We also talked about black men not being allowed to be the "head of the household" because women were bringing home more money or because women were being too controlling. It was my expressed position that a woman making more money than a man shouldn't be emasculating because in the event that they moved toward marriage and agreed as such, their money would become one. In addition, a man's worth and sense of self should not come from his ability to take care of a person he did not birth. My opposition to his "manhood" comes when it involves running MY life. Being head of the household and dictator of my life are two different things (even God gives free will). I think that people are missing the point. We need to be solid people prior to going into a relationship, we should give just as much as we receive and it should be my pleasure and position to lift you up as a person and as my man. If this isn't happening, no amount of income, your ability to change the oil or take out the trash or discipline the kids won't matter…we have a bigger issue.

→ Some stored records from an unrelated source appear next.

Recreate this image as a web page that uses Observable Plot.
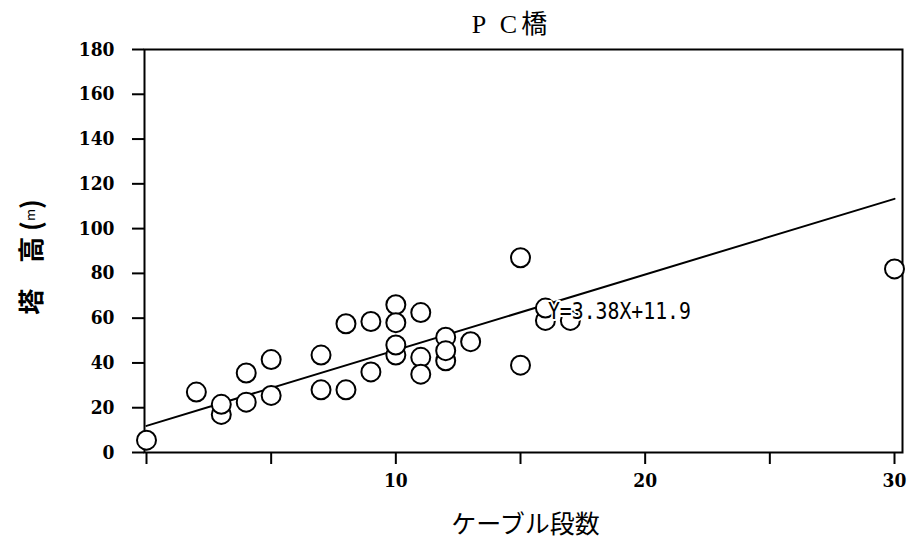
<!DOCTYPE html>
<html>
<head>
<meta charset="utf-8">
<script src="https://cdn.jsdelivr.net/npm/d3@7"></script>
<script src="https://cdn.jsdelivr.net/npm/@observablehq/plot@0.6"></script>
<style>
  html, body { margin: 0; padding: 0; background: #fff; }
  #chart svg { display: block; background: #fff; }
</style>
</head>
<body>
<div id="chart"></div>
<script>
// PC cable-stayed bridges: number of cable tiers vs. tower height (m)
const cableTiers = [0, 2, 3, 3, 4, 4, 5, 5, 7, 7, 8, 8, 9, 9, 10, 10, 10, 10, 11, 11, 11, 12, 12, 12, 13, 15, 15, 16, 16, 17, 30];
const towerHeight = [5.5, 27, 17, 21.5, 35.5, 22.5, 41.5, 25.5, 43.5, 28, 57.5, 28, 58.5, 36, 66, 58, 43.5, 48, 62.5, 42.5, 35, 51.5, 41, 45.5, 49.5, 87, 39, 59, 64.5, 59, 82];

// Regression fit printed on the chart
const slope = 3.38;
const intercept = 11.9;
const fitRange = [0, 30];

const xTicks = [0, 5, 10, 15, 20, 25, 30];
const xTickLabels = ["", "", "10", "", "20", "", "30"];
const yTicks = [0, 20, 40, 60, 80, 100, 120, 140, 160, 180];

const points = cableTiers.map((x, i) => ({x, y: towerHeight[i]}));
const fit = fitRange.map(x => ({x, y: intercept + slope * x}));
const eqText = `Y=${slope}X+${intercept}`;

const tickFont = {
  fontFamily: "'DejaVu Serif Condensed', 'Liberation Serif', serif",
  fontSize: 19,
  fontWeight: "bold"
};

const svg = Plot.plot({
  width: 908,
  height: 544,
  marginLeft: 144,
  marginRight: 6,
  marginTop: 49,
  marginBottom: 92,
  style: {background: "#fff", color: "#000"},
  x: {domain: [0, 30], range: [146, 894]},
  y: {domain: [0, 180], range: [452, 49]},
  marks: [
    Plot.frame({stroke: "#000", strokeWidth: 2}),
    Plot.axisX({
      ticks: xTicks,
      tickFormat: d => xTickLabels[xTicks.indexOf(d)],
      tickSize: 12,
      tickPadding: 9,
      strokeWidth: 2,
      label: null,
      ...tickFont
    }),
    Plot.axisY({
      ticks: yTicks,
      tickSize: 12,
      tickPadding: 18,
      strokeWidth: 2,
      label: null,
      ...tickFont
    }),
    Plot.line(fit, {x: "x", y: "y", stroke: "#000", strokeWidth: 2}),
    Plot.dot(points, {x: "x", y: "y", r: 9.5, stroke: "#000", fill: "#fff", strokeWidth: 2}),
    Plot.text([eqText], {
      x: () => 16.1, y: () => 62.8, text: d => d,
      textAnchor: "start",
      fontFamily: "'DejaVu Sans Mono', monospace",
      fontSize: 23,
      fill: "#000",
      stroke: "#fff",
      strokeWidth: 4,
      className: "fit-eq"
    }),
    Plot.text(["P C橋"], {
      frameAnchor: "top", dx: -12, dy: -25, lineAnchor: "middle",
      fontFamily: "'Liberation Serif', 'Noto Sans CJK JP', serif",
      fontSize: 26,
      fill: "#000",
      className: "chart-title"
    }),
    Plot.text(["ケーブル段数"], {
      frameAnchor: "bottom", dx: 2, dy: 72, lineAnchor: "middle",
      fontFamily: "'Noto Sans CJK JP', sans-serif",
      fontSize: 25,
      fill: "#000"
    })
  ]
});

// Narrow, tall lettering for the fit equation
d3.select(svg).selectAll(".fit-eq text")
  .attr("textLength", 143)
  .attr("lengthAdjust", "spacingAndGlyphs");

d3.select(svg).selectAll(".chart-title text")
  .attr("letter-spacing", 4);

// Vertical axis title, with a small unit letter
const yLabel = d3.select(svg).append("text")
  .attr("transform", "translate(29,257) rotate(-90)")
  .attr("text-anchor", "middle")
  .attr("dominant-baseline", "central")
  .attr("font-family", "'Noto Sans CJK JP', sans-serif")
  .attr("font-size", 26)
  .attr("font-weight", "bold")
  .attr("fill", "#000");
yLabel.append("tspan").text("塔　高 (");
yLabel.append("tspan").attr("font-size", 13).attr("font-weight", "normal").text("m");
yLabel.append("tspan").text(")");

document.getElementById("chart").appendChild(svg);
</script>
</body>
</html>
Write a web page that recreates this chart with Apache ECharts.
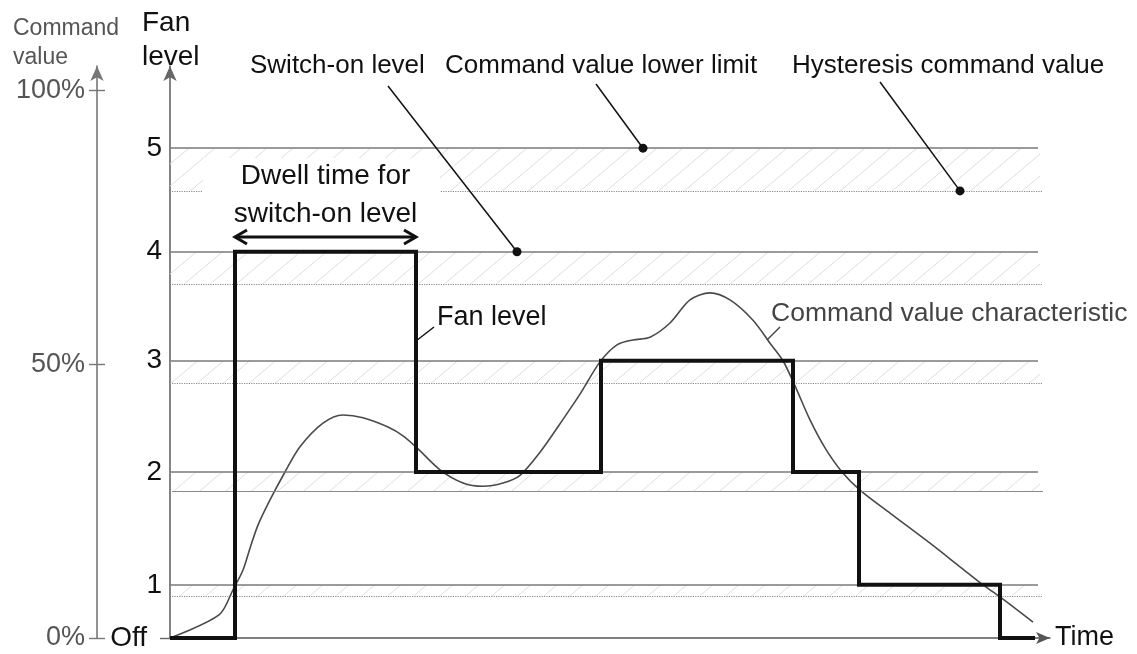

Finally, the moderator suggested that the next meeting be a panel of all men, in which women would sit back and only be able to ask questions and not give any feedback. Though I am not a feminist, I was definitely not in cahoots with this. It's wrong on SO many levels. One, the mere fact that you have more women in the room than men indicates men aren't too concerned about fixing the state of the "black relationship". Two, I'm tired of every self-help remedy being that a woman sits back and listens to what a man THINKS she should be doing. Three, unless you plan to put every man on that panel you will never have an accurate account of what men want or what women "should" do. They (and we) can only tell you how to be with them. Every man is different. We are not carbon copies. So, if the goal is to help [black] women do better in relationships deal with real issues that lead to breakups and divorce, such as insecurity, poor money management, extreme baggage, lack of reciprocity etc, in doing so, you help them, help themselves. That's all we really need…help me, help ME.